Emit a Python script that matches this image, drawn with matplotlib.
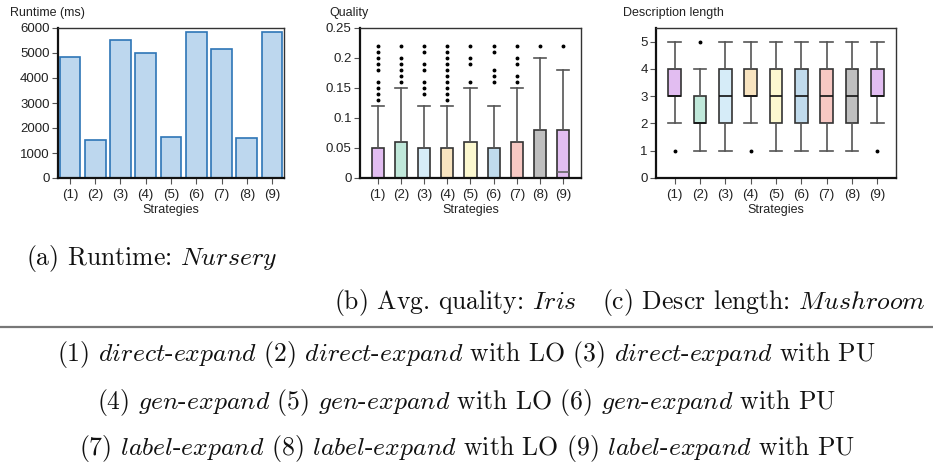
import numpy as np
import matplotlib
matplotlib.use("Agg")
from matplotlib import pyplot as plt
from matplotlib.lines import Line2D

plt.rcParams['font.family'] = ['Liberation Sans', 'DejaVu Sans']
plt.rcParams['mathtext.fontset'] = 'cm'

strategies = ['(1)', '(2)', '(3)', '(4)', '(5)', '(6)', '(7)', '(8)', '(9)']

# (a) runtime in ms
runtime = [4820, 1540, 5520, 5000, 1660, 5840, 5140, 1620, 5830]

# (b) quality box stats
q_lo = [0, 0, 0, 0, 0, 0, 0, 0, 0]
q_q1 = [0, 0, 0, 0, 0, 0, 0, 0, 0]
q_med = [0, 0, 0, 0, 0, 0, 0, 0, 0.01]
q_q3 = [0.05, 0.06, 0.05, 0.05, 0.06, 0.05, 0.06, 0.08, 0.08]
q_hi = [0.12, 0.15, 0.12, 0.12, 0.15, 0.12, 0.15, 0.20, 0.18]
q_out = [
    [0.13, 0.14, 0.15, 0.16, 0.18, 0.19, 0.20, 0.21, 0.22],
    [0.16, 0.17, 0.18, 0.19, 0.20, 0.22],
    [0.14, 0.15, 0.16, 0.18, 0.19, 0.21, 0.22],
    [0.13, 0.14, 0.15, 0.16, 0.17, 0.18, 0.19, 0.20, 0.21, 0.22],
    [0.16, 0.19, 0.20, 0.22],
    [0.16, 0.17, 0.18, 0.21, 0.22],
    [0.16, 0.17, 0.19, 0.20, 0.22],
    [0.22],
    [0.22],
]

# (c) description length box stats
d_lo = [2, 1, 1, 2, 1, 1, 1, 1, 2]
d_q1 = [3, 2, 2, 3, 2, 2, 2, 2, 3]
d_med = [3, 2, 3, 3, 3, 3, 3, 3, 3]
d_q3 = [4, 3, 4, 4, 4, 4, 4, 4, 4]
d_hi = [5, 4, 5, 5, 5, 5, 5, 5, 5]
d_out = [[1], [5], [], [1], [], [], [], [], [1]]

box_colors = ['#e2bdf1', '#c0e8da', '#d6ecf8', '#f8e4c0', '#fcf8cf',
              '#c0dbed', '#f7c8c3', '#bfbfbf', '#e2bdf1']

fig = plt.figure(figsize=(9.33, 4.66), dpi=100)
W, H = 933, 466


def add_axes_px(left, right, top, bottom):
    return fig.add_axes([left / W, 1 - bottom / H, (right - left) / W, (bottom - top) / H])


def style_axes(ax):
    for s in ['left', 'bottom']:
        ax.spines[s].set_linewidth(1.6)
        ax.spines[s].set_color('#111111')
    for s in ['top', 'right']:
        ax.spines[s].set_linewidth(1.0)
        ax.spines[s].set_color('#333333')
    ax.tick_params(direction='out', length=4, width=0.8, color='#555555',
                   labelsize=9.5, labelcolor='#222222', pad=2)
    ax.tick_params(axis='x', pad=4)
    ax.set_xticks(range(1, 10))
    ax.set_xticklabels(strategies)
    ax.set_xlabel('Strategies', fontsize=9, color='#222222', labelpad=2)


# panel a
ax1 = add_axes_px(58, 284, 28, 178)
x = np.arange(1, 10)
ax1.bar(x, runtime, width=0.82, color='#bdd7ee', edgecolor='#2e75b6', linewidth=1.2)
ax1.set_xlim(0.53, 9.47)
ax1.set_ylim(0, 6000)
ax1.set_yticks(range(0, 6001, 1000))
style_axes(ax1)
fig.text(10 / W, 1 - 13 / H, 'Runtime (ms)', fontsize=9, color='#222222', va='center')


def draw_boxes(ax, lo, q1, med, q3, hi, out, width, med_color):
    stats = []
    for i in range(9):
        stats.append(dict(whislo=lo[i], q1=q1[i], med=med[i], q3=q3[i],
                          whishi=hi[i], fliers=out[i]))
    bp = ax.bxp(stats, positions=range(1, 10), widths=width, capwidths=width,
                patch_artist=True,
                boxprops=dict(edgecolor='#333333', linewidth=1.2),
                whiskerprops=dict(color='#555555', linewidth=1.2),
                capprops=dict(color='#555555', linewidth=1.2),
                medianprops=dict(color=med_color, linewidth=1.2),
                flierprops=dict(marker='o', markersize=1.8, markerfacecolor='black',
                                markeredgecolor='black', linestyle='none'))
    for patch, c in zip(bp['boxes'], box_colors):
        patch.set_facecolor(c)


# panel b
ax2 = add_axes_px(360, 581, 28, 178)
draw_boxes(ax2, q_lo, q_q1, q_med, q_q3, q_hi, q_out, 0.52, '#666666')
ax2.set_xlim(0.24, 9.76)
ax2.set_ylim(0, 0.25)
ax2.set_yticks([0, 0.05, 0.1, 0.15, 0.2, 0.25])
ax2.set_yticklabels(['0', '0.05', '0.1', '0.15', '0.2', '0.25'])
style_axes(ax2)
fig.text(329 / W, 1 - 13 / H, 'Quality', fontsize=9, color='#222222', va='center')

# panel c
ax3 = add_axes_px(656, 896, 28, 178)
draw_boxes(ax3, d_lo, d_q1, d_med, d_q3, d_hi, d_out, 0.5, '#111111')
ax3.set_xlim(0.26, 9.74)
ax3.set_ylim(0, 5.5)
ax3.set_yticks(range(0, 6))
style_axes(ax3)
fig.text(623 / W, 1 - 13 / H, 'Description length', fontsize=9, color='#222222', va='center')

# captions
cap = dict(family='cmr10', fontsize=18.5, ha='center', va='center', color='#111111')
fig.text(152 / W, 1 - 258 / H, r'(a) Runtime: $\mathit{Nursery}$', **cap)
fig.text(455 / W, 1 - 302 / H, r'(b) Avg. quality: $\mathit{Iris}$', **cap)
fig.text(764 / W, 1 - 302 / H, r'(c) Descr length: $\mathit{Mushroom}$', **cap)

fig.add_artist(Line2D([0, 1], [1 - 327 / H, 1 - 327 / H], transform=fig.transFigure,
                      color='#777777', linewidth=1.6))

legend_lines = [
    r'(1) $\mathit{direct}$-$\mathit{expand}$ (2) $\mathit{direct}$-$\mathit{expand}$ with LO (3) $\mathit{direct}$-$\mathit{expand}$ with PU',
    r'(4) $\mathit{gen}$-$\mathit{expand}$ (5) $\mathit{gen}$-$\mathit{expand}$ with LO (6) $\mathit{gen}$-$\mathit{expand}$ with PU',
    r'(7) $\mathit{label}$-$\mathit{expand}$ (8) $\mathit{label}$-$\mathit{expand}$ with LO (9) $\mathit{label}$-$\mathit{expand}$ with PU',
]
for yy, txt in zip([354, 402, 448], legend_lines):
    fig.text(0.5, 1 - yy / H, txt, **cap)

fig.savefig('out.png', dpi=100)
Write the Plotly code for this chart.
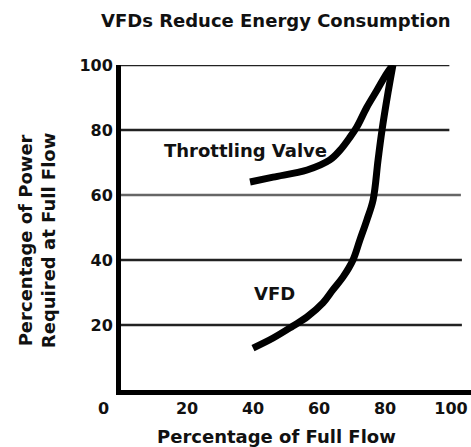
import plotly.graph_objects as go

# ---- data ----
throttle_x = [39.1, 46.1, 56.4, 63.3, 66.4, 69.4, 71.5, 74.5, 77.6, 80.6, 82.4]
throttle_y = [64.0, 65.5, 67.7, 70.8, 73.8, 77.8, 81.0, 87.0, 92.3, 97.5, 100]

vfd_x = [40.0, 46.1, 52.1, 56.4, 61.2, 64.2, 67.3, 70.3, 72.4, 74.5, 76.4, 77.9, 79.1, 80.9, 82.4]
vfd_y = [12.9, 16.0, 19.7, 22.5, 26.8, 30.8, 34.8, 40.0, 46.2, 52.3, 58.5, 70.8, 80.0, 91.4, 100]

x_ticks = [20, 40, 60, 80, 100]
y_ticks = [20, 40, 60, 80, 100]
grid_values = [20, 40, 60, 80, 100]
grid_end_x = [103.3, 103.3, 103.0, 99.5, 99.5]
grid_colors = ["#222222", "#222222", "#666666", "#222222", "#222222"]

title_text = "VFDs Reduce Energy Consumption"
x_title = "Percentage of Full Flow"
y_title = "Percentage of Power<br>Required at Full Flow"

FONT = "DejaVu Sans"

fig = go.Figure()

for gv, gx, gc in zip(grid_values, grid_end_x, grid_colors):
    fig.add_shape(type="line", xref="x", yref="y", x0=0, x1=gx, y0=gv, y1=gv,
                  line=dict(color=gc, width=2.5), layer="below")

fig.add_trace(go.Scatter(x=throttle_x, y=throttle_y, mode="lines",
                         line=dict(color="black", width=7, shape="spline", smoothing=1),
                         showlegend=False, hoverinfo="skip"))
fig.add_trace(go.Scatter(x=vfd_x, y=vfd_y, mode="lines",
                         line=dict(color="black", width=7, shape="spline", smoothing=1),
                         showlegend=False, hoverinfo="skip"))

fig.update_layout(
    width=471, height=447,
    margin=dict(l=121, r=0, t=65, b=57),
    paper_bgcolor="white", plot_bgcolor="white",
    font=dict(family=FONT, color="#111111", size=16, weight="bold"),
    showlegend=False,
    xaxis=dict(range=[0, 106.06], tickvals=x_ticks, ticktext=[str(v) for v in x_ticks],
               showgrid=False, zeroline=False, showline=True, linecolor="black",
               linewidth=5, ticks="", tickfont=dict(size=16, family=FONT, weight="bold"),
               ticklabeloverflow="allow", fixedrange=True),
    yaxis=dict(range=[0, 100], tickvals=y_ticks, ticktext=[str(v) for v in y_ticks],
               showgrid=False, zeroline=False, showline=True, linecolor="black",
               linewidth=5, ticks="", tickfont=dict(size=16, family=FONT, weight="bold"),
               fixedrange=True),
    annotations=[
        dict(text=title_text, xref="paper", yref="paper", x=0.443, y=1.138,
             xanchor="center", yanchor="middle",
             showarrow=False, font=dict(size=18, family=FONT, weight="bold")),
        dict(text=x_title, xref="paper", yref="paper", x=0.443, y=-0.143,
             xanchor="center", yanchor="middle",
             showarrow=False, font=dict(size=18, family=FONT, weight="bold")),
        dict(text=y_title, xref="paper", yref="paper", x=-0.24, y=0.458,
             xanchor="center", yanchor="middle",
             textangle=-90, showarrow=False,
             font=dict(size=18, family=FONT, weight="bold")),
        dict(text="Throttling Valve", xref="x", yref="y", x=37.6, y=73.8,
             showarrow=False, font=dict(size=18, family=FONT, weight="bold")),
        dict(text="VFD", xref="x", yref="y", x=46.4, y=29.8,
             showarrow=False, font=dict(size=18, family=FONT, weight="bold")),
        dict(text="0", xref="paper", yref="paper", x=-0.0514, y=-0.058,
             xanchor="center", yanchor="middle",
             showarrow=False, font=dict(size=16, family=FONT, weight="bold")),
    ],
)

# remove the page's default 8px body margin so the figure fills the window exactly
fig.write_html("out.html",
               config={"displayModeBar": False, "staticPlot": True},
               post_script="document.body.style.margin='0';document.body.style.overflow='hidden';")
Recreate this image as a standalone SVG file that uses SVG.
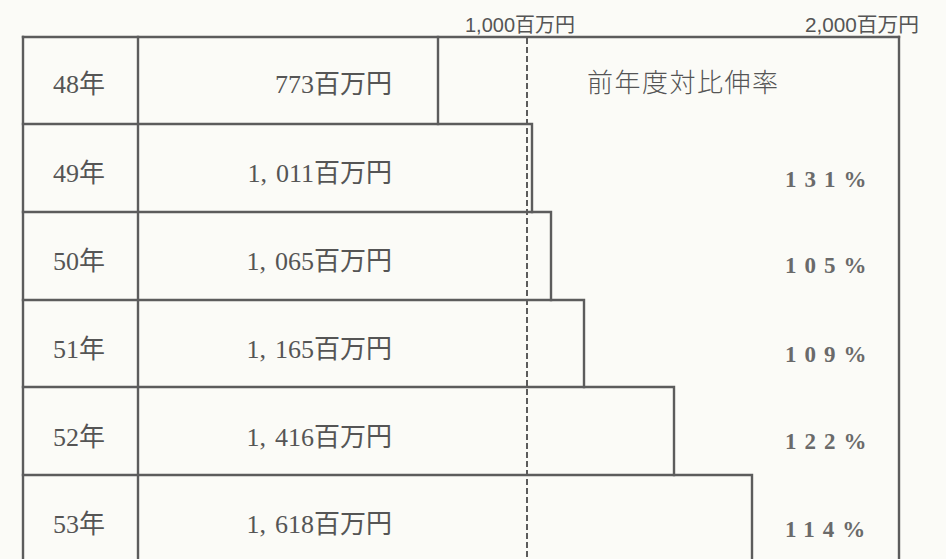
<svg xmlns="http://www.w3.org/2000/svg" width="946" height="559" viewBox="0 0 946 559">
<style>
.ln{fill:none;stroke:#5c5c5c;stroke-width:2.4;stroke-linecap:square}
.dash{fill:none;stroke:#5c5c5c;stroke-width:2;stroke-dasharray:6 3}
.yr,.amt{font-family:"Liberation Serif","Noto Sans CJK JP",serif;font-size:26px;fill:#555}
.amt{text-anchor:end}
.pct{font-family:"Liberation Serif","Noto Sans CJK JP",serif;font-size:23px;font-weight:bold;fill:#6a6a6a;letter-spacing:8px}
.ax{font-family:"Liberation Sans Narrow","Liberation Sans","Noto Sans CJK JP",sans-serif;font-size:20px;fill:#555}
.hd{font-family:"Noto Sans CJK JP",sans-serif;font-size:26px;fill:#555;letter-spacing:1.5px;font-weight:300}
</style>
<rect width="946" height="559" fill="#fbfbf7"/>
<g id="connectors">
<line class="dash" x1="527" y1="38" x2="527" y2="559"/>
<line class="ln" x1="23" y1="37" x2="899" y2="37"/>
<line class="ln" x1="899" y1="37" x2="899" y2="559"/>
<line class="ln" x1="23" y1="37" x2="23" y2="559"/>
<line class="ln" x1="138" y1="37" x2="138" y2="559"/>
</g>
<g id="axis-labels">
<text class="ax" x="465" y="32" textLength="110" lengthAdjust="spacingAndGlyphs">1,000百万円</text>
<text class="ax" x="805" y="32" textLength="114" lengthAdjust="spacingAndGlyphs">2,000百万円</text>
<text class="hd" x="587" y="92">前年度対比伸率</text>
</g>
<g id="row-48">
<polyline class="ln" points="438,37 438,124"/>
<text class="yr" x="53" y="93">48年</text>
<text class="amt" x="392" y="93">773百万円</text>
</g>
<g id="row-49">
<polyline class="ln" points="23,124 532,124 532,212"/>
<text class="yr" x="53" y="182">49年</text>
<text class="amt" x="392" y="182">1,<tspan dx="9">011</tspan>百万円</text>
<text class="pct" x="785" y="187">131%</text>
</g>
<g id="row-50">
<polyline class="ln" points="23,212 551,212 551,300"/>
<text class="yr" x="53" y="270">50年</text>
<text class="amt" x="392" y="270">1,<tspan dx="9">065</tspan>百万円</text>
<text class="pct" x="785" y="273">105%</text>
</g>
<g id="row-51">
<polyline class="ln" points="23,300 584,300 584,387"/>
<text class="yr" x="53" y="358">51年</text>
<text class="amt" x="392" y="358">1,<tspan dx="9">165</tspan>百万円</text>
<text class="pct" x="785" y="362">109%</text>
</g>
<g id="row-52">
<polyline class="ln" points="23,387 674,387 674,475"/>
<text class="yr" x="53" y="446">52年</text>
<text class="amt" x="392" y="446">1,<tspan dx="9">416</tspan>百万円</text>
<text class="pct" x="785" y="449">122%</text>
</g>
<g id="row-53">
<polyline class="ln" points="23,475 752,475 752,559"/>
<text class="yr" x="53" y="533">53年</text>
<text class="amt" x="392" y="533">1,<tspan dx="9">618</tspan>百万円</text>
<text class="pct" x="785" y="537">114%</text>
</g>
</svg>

◇ ◇ ◇ ◇ ◇

* _What needs to be done_:
Copy the part that starts at the line with "Write the Plotly code for this chart." and finishes at the line with "92.3, 97.5, 100]", both included, and nothing more. Pictures are left out.

* _Result below_:
Write the Plotly code for this chart.
import plotly.graph_objects as go

# ---- data ----
throttle_x = [39.1, 46.1, 56.4, 63.3, 66.4, 69.4, 71.5, 74.5, 77.6, 80.6, 82.4]
throttle_y = [64.0, 65.5, 67.7, 70.8, 73.8, 77.8, 81.0, 87.0, 92.3, 97.5, 100]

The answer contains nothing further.